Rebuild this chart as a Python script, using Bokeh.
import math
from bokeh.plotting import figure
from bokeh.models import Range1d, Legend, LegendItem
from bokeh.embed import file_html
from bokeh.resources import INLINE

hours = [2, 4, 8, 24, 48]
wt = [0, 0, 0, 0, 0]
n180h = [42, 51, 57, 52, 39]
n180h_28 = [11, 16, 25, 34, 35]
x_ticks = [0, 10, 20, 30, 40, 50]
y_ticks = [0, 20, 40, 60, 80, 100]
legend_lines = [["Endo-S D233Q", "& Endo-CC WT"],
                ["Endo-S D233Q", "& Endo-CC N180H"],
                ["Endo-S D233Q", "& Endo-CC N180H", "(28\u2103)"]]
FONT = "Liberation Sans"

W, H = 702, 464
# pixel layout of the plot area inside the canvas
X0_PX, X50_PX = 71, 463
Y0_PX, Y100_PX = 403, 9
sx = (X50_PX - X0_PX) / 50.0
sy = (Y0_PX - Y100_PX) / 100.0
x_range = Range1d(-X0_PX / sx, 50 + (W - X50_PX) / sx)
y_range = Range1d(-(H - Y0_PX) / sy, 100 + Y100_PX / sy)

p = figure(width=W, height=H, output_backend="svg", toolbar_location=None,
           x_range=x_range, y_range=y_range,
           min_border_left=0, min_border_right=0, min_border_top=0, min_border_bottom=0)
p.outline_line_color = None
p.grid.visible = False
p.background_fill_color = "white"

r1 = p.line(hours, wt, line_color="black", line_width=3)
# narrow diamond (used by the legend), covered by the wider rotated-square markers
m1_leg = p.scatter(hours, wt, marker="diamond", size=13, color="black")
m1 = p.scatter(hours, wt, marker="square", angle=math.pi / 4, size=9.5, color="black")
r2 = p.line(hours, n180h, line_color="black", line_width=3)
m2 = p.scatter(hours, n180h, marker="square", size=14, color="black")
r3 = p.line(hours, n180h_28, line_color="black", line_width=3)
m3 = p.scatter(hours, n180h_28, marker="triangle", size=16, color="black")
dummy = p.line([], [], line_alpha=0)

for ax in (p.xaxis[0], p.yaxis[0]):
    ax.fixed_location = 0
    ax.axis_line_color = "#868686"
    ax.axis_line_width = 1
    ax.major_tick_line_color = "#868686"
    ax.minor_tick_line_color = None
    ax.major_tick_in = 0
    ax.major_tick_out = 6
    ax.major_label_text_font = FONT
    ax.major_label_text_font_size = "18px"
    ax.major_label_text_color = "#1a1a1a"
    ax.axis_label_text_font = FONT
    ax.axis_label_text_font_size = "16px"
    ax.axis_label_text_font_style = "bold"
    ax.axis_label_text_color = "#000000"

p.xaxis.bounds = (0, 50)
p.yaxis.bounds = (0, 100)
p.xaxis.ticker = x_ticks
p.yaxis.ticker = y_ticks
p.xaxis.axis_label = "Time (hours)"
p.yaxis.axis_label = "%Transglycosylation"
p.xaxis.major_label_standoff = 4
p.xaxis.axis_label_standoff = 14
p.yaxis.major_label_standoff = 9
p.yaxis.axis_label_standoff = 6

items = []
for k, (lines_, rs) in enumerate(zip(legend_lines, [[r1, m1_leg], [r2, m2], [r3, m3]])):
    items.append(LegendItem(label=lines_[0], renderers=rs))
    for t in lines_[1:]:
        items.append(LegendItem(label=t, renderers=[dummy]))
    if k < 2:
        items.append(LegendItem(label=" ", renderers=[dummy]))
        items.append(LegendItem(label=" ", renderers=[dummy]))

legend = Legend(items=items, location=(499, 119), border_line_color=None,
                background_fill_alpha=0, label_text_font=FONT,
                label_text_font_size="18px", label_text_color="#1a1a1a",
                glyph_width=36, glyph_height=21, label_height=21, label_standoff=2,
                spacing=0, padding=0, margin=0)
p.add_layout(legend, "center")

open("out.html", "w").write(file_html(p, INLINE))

▸ Directions: Once more, set down the full listing, verbatim.

▸ Response to the exercise:
Rebuild this chart as a Python script, using Bokeh.
import math
from bokeh.plotting import figure
from bokeh.models import Range1d, Legend, LegendItem
from bokeh.embed import file_html
from bokeh.resources import INLINE

hours = [2, 4, 8, 24, 48]
wt = [0, 0, 0, 0, 0]
n180h = [42, 51, 57, 52, 39]
n180h_28 = [11, 16, 25, 34, 35]
x_ticks = [0, 10, 20, 30, 40, 50]
y_ticks = [0, 20, 40, 60, 80, 100]
legend_lines = [["Endo-S D233Q", "& Endo-CC WT"],
                ["Endo-S D233Q", "& Endo-CC N180H"],
                ["Endo-S D233Q", "& Endo-CC N180H", "(28\u2103)"]]
FONT = "Liberation Sans"

W, H = 702, 464
# pixel layout of the plot area inside the canvas
X0_PX, X50_PX = 71, 463
Y0_PX, Y100_PX = 403, 9
sx = (X50_PX - X0_PX) / 50.0
sy = (Y0_PX - Y100_PX) / 100.0
x_range = Range1d(-X0_PX / sx, 50 + (W - X50_PX) / sx)
y_range = Range1d(-(H - Y0_PX) / sy, 100 + Y100_PX / sy)

p = figure(width=W, height=H, output_backend="svg", toolbar_location=None,
           x_range=x_range, y_range=y_range,
           min_border_left=0, min_border_right=0, min_border_top=0, min_border_bottom=0)
p.outline_line_color = None
p.grid.visible = False
p.background_fill_color = "white"

r1 = p.line(hours, wt, line_color="black", line_width=3)
# narrow diamond (used by the legend), covered by the wider rotated-square markers
m1_leg = p.scatter(hours, wt, marker="diamond", size=13, color="black")
m1 = p.scatter(hours, wt, marker="square", angle=math.pi / 4, size=9.5, color="black")
r2 = p.line(hours, n180h, line_color="black", line_width=3)
m2 = p.scatter(hours, n180h, marker="square", size=14, color="black")
r3 = p.line(hours, n180h_28, line_color="black", line_width=3)
m3 = p.scatter(hours, n180h_28, marker="triangle", size=16, color="black")
dummy = p.line([], [], line_alpha=0)

for ax in (p.xaxis[0], p.yaxis[0]):
    ax.fixed_location = 0
    ax.axis_line_color = "#868686"
    ax.axis_line_width = 1
    ax.major_tick_line_color = "#868686"
    ax.minor_tick_line_color = None
    ax.major_tick_in = 0
    ax.major_tick_out = 6
    ax.major_label_text_font = FONT
    ax.major_label_text_font_size = "18px"
    ax.major_label_text_color = "#1a1a1a"
    ax.axis_label_text_font = FONT
    ax.axis_label_text_font_size = "16px"
    ax.axis_label_text_font_style = "bold"
    ax.axis_label_text_color = "#000000"

p.xaxis.bounds = (0, 50)
p.yaxis.bounds = (0, 100)
p.xaxis.ticker = x_ticks
p.yaxis.ticker = y_ticks
p.xaxis.axis_label = "Time (hours)"
p.yaxis.axis_label = "%Transglycosylation"
p.xaxis.major_label_standoff = 4
p.xaxis.axis_label_standoff = 14
p.yaxis.major_label_standoff = 9
p.yaxis.axis_label_standoff = 6

items = []
for k, (lines_, rs) in enumerate(zip(legend_lines, [[r1, m1_leg], [r2, m2], [r3, m3]])):
    items.append(LegendItem(label=lines_[0], renderers=rs))
    for t in lines_[1:]:
        items.append(LegendItem(label=t, renderers=[dummy]))
    if k < 2:
        items.append(LegendItem(label=" ", renderers=[dummy]))
        items.append(LegendItem(label=" ", renderers=[dummy]))

legend = Legend(items=items, location=(499, 119), border_line_color=None,
                background_fill_alpha=0, label_text_font=FONT,
                label_text_font_size="18px", label_text_color="#1a1a1a",
                glyph_width=36, glyph_height=21, label_height=21, label_standoff=2,
                spacing=0, padding=0, margin=0)
p.add_layout(legend, "center")

open("out.html", "w").write(file_html(p, INLINE))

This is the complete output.